Muchas de las personas que el PCC ha intentado reformar estuvieron sujetas a “sanciones administrativas” (行政处罚) en vez de procesos penales, y las enviaron a centros donde los “reeducan mediante el trabajo” (laojiao, 劳教). El sistema laojiao quedó abolido formalmente en 2013, después de ser blanco de críticas por violaciones a los derechos individuales. Sin embargo, el régimen de reeducación continúa en la actualidad, y no solo en Xinjiang, disfrazado como una especie de capacitación legal y moral obligatoria, o tutelaje. Personas comunes y corrientes o famosas, por igual, pueden quedar sujetas a este proceso, en general en contra de su voluntad y sin ningún tipo de recurso legal.

En 2014, el actor Huang Haibo pasó seis meses en “custodia y educación” por haber solicitado los servicios de una prostituta. La destacada actriz Fan Bingbing desapareció varios meses este año; más tarde, confesó públicamente que había cometido fraude fiscal y elogió al PCC.

También es un esfuerzo popular. En nombre de la “revitalización rural”, los funcionarios del PCC en la provincia Heilongjiang del área noreste han convocado a la “estandarización del pensamiento y el comportamiento campesinos”. El programa es tan solo una parte de un plan de acción nacional a tres años diseñado por el Comité Central del partido con el objetivo de “elevar la suzhi ideológica y moral de los campesinos chinos para refrescar y corregir su carácter sencillo y honesto”.

Cuando se aplica en Xinjiang, el Tíbet u otras zonas fronterizas, ganhua parece equipararse a un “proyecto civilizador”, como lo ha descrito el antropólogo Stevan Harrell, cuyo propósito es crear una población uniforme con la consigna de una sola “nación china” (中华民族). Pero va más allá. En la década de los sesenta, el psiquiatra Robert Jay Lifton designó como “totalismo ideológico” al control del pensamiento al estilo chino, caracterizado por su fe dogmática en la verdad absoluta y su obsesión por reparar lo incorregible.

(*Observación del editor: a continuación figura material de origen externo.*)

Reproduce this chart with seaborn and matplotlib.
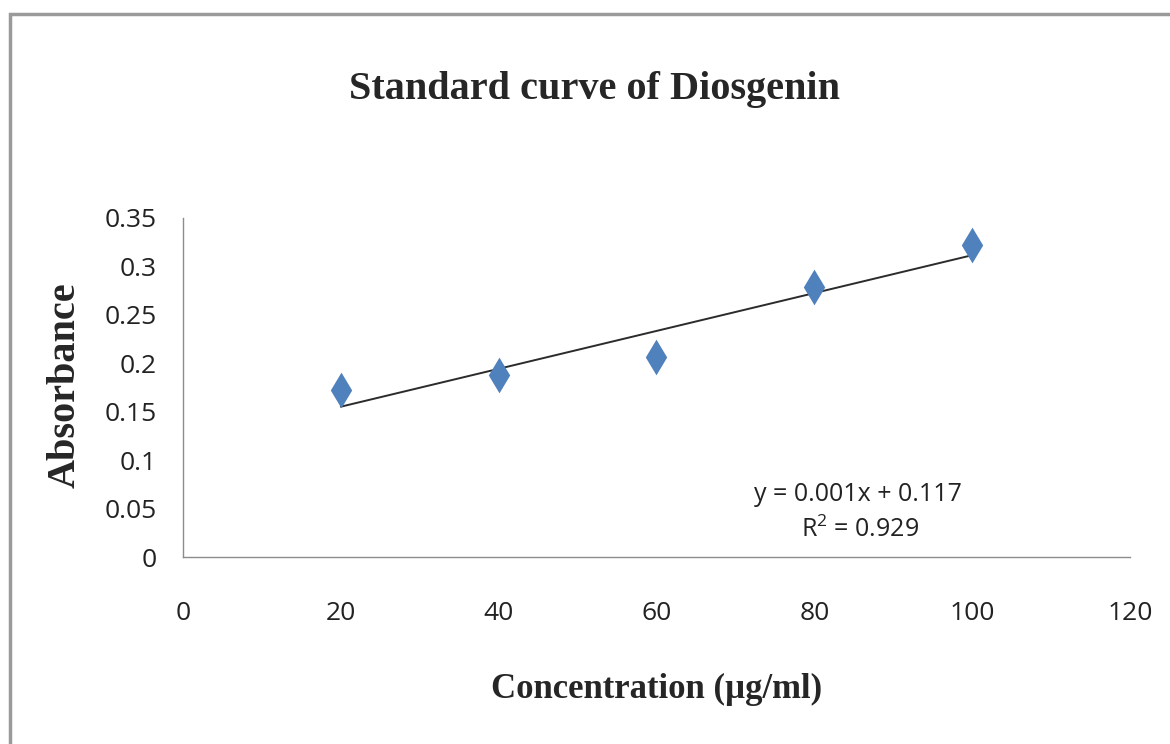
import numpy as np
import pandas as pd
import seaborn as sns
import matplotlib.pyplot as plt
from matplotlib.patches import Rectangle

# Standard curve readings
concentration = [20, 40, 60, 80, 100]
absorbance = [0.172, 0.188, 0.206, 0.279, 0.322]
x_ticks = [0, 20, 40, 60, 80, 100, 120]
y_ticks = [0, 0.05, 0.1, 0.15, 0.2, 0.25, 0.3, 0.35]
y_tick_labels = ["0", "0.05", "0.1", "0.15", "0.2", "0.25", "0.3", "0.35"]
equation = "y = 0.001x + 0.117"
r_squared = "R$^2$ = 0.929"

df = pd.DataFrame({"Concentration": concentration, "Absorbance": absorbance})

sns.set_style("white")
plt.rcParams["font.family"] = ["Open Sans", "DejaVu Sans"]
plt.rcParams["mathtext.fontset"] = "custom"
plt.rcParams["mathtext.rm"] = "Open Sans"

fig = plt.figure(figsize=(11.7, 7.44), dpi=100)
ax = fig.add_axes([0.1564, 0.2513, 0.8094, 0.4557])

# Outer chart frame (runs off the right and bottom edges)
fig.patches.append(Rectangle((10 / 1170, -0.2), 1.2, 1.2 - 14 / 744,
                             transform=fig.transFigure, fill=False,
                             edgecolor="#9a9a9a", linewidth=2.5))

# Linear trendline
sns.regplot(data=df, x="Concentration", y="Absorbance", scatter=False, ci=None,
            color="#2b2b2b", line_kws={"linewidth": 1.4}, ax=ax)
sns.scatterplot(data=df, x="Concentration", y="Absorbance", marker="d", s=330,
                color="#4F81BD", edgecolor="#4F81BD", linewidth=0, zorder=3, ax=ax)

ax.set_xlim(0, 120)
ax.set_ylim(0, 0.35)
ax.set_xticks(x_ticks)
ax.set_yticks(y_ticks)
ax.set_yticklabels(y_tick_labels)
ax.tick_params(axis="both", labelsize=19, colors="#8c8c8c", length=7, width=1,
               labelcolor="#222222", direction="out")
ax.tick_params(axis="x", pad=25)
ax.tick_params(axis="y", pad=12)
for side in ["top", "right"]:
    ax.spines[side].set_visible(False)
for side in ["left", "bottom"]:
    ax.spines[side].set_color("#8c8c8c")
    ax.spines[side].set_linewidth(1)
ax.set_xlabel("")
ax.set_ylabel("")

fig.text(0.508, 0.88, "Standard curve of Diosgenin", ha="center", va="center",
         fontsize=29, fontweight="bold", family="Liberation Serif")
fig.text(0.056, 0.4825, "Absorbance", ha="center", va="center", rotation=90,
         fontsize=29, fontweight="bold", family="Liberation Serif")
fig.text(0.561, 0.073, "Concentration (µg/ml)", ha="center", va="center",
         fontsize=25, fontweight="bold", family="Liberation Serif")

ax.text(0.733, 0.335, equation, transform=fig.transFigure, ha="center",
        va="center", fontsize=18, color="#222222")
ax.text(0.735, 0.288, r_squared, transform=fig.transFigure, ha="center",
        va="center", fontsize=18, color="#222222")

fig.savefig("out.png", dpi=100)
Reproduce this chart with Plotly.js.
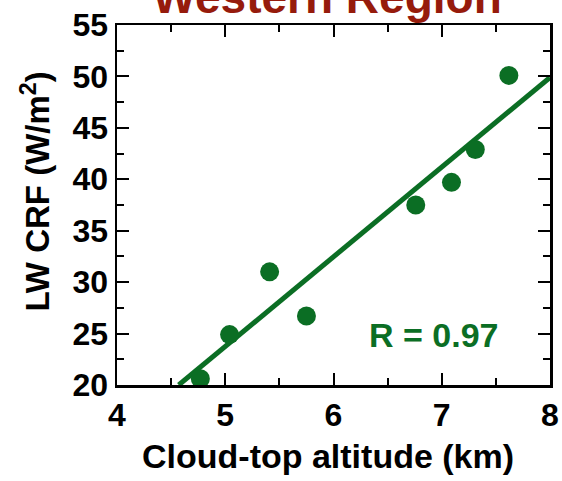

Lifton subrayó que el totalismo ideológico en China no es un proceso continuo, sino un fenómeno cíclico. Provoca toda una mezcla de emociones. Algunos se someten, otros lo esquivan; unos cuantos quizá hasta se sientan entusiasmados en un principio. No obstante, con el paso del tiempo, la sofocante naturaleza de la represión también tiende a generar resentimiento y resistencia, que a su vez incitan métodos de control todavía más represivos.

Durante la era maoísta, distintas campañas de reformación se fueron consumiendo porque tanto los detenidos como sus vigilantes padecían hambre y agotamiento. En cuanto una ola de represión se abatía, surgía otra, con un objetivo distinto: a los llamados derechistas, liberados en 1959 por órdenes de Mao, se les etiquetó de contrarrevolucionarios y sufrieron persecuciones unos cuantos años después, durante la Revolución cultural.

Desde la década de los ochenta, los objetivos de reforma económica de Deng Xiaoping ayudaron a que la sociedad china regresara a una situación más equilibrada y pragmática, al menos hasta la matanza de Tiananmén. Pero ahora, el presidente Xi Jinping parece estar intensificando de nuevo la represión en contra de grupos como minorías étnicas, intelectuales, abogados, cristianos, activistas laborales e incluso estudiantes maoístas.

Con todo, el totalismo ideológico parece contener las semillas de su propia destrucción. Es muy costoso. Alienta abusos de poder entre los funcionarios locales del partido, que reciben recompensas por mantener la estabilidad. Tales abusos socavan tanto el Estado de derecho como la confianza social.

Con el tiempo, el totalismo ideológico corre el riesgo de corroer la legitimidad del Estado y “en cuanto el público comienza a perder la confianza en el gobierno y deja de identificarse con él, aumenta el pánico y se desata el caos social total”, escribió el académico chino Yu Jianrong.

La inseguridad fundamental del régimen, su temor a la rebelión y la desintegración de China, lo impulsa a invadir cada vez más la vida privada de sus ciudadanos, con lo que solo logra aislarlos. La represión de los uigures en Xinjiang es tan solo la manifestación extrema de esa obsesión virulenta e insostenible que sufre el PCC de tener el control absoluto.